Salient to Investors:
Foreign investors are adding Treasuries at the slowest pace since 2006 amid the worst rout in 4 years, and own less than 50 percent of Treasuries outstanding for the first time since March 2012. However, China boosted its stake in 2013 to the most on record – adding US bonds in 7 of the last 8 months.
The biggest sellers this year are from the Caribbean. James Bianco at Bianco Research said American hedge funds domiciled in Greenwich, Connecticut, that have their nameplates in the Cayman Islands were huge sellers of Treasuries in May; and hedge funds, many of which are registered in the Caribbean, move much faster than everybody else.

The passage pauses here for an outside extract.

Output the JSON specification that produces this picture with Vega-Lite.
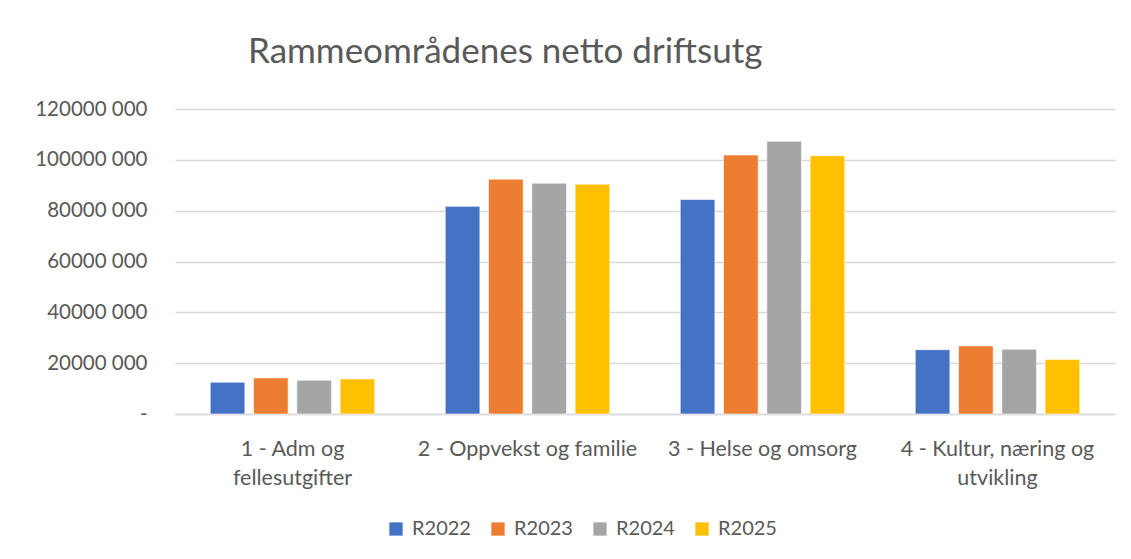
{
  "$schema": "https://vega.github.io/schema/vega-lite/v6.json",
  "autosize": {"type": "none"},
  "width": 940,
  "height": 305,
  "padding": {"left": 175, "top": 109, "right": 16, "bottom": 145},
  "background": "white",
  "title": {
    "text": "Rammeområdenes netto driftsutg",
    "anchor": "start",
    "frame": "group",
    "dx": 73,
    "offset": 29,
    "font": "Lato",
    "fontSize": 35,
    "fontWeight": "normal",
    "color": "#595959"
  },
  "data": {
    "values": [
      {"omrade": "1 - Adm og fellesutgifter", "aar": "R2022", "belop": 12500000},
      {"omrade": "1 - Adm og fellesutgifter", "aar": "R2023", "belop": 14200000},
      {"omrade": "1 - Adm og fellesutgifter", "aar": "R2024", "belop": 13300000},
      {"omrade": "1 - Adm og fellesutgifter", "aar": "R2025", "belop": 13800000},
      {"omrade": "2 - Oppvekst og familie", "aar": "R2022", "belop": 81700000},
      {"omrade": "2 - Oppvekst og familie", "aar": "R2023", "belop": 92400000},
      {"omrade": "2 - Oppvekst og familie", "aar": "R2024", "belop": 90800000},
      {"omrade": "2 - Oppvekst og familie", "aar": "R2025", "belop": 90400000},
      {"omrade": "3 - Helse og omsorg", "aar": "R2022", "belop": 84400000},
      {"omrade": "3 - Helse og omsorg", "aar": "R2023", "belop": 101900000},
      {"omrade": "3 - Helse og omsorg", "aar": "R2024", "belop": 107300000},
      {"omrade": "3 - Helse og omsorg", "aar": "R2025", "belop": 101600000},
      {"omrade": "4 - Kultur, næring og utvikling", "aar": "R2022", "belop": 25300000},
      {"omrade": "4 - Kultur, næring og utvikling", "aar": "R2023", "belop": 26800000},
      {"omrade": "4 - Kultur, næring og utvikling", "aar": "R2024", "belop": 25500000},
      {"omrade": "4 - Kultur, næring og utvikling", "aar": "R2025", "belop": 21400000}
    ]
  },
  "mark": {"type": "bar", "stroke": "white", "strokeWidth": 1, "strokeOpacity": 0.6},
  "encoding": {
    "x": {
      "field": "omrade",
      "type": "nominal",
      "sort": null,
      "scale": {"paddingInner": 0.3, "paddingOuter": 0.15},
      "axis": {
        "title": null,
        "labelAngle": 0,
        "ticks": false,
        "domain": true,
        "domainColor": "#D9D9D9",
        "domainWidth": 1.5,
        "labelFont": "Lato",
        "labelFontSize": 21.5,
        "labelColor": "#595959",
        "labelPadding": 24,
        "labelLineHeight": 29,
        "labelLimit": 400,
        "labelExpr": "datum.label == '1 - Adm og fellesutgifter' ? ['1 - Adm og', 'fellesutgifter'] : datum.label == '4 - Kultur, næring og utvikling' ? ['4 - Kultur, næring og', 'utvikling'] : datum.label"
      }
    },
    "xOffset": {"field": "aar", "type": "nominal", "scale": {"paddingInner": 0.2}},
    "y": {
      "field": "belop",
      "type": "quantitative",
      "scale": {"domain": [0, 120000000], "nice": false},
      "axis": {
        "title": null,
        "values": [0, 20000000, 40000000, 60000000, 80000000, 100000000, 120000000],
        "labelExpr": "datum.value == 0 ? '-' : format(datum.value / 1000, 'd') + ' 000'",
        "domain": false,
        "ticks": false,
        "labelPadding": 28,
        "labelFont": "Lato",
        "labelFontSize": 20.5,
        "labelColor": "#595959",
        "gridColor": "#D9D9D9",
        "gridWidth": 1.5
      }
    },
    "color": {
      "field": "aar",
      "type": "nominal",
      "scale": {"domain": ["R2022", "R2023", "R2024", "R2025"], "range": ["#4472C4", "#ED7D31", "#A5A5A5", "#FFC000"]},
      "legend": {
        "title": null,
        "orient": "none",
        "legendX": 211,
        "legendY": 410,
        "padding": 0,
        "direction": "horizontal",
        "symbolType": "square",
        "symbolSize": 177,
        "symbolStrokeWidth": 0,
        "labelFont": "Lato",
        "labelFontSize": 20,
        "labelColor": "#595959",
        "columnPadding": 17,
        "labelOffset": 6
      }
    }
  },
  "config": {"view": {"stroke": null}}
}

Thomas Atteberry at First Pacific Advisors said if foreign central banks are not an incremental buyer of new Treasuries and the Fed is going to taper then the Treasury will have to find another source of demand, which will want a higher return. First Pacific only owns Treasuries that mature in a maximum of 6 months.
Thomas Roth at Mitsubishi UFJ Securities USA said his firm’s Japanese clients stepped back because they don’t want to catch the falling knife.
Michael Pond at Barclays said there is optimism about the US economy and Asian foreign officials were hesitant, but wanted to put on bearish positions in Treasuries to reflect that.
Investment Company Institute said assets flowed out of bond mutual funds for 6 straight weeks, the longest stretch since December 2008.
Thomas Higgins at Standish Mellon Asset Mgmt said people saw no value in Treasuries at yields as low as they were, and clearly suppressed by the Fed to below fundamental value,
The median estimate calls for yields on 10-yr Treasuries to rise to 2.63 percent in 2013.
Michael Brandes at Citi Private Bank sees a shift occurring with a leveling out of Treasury purchases: an inflection point in the US rate cycle with the trend for higher yields.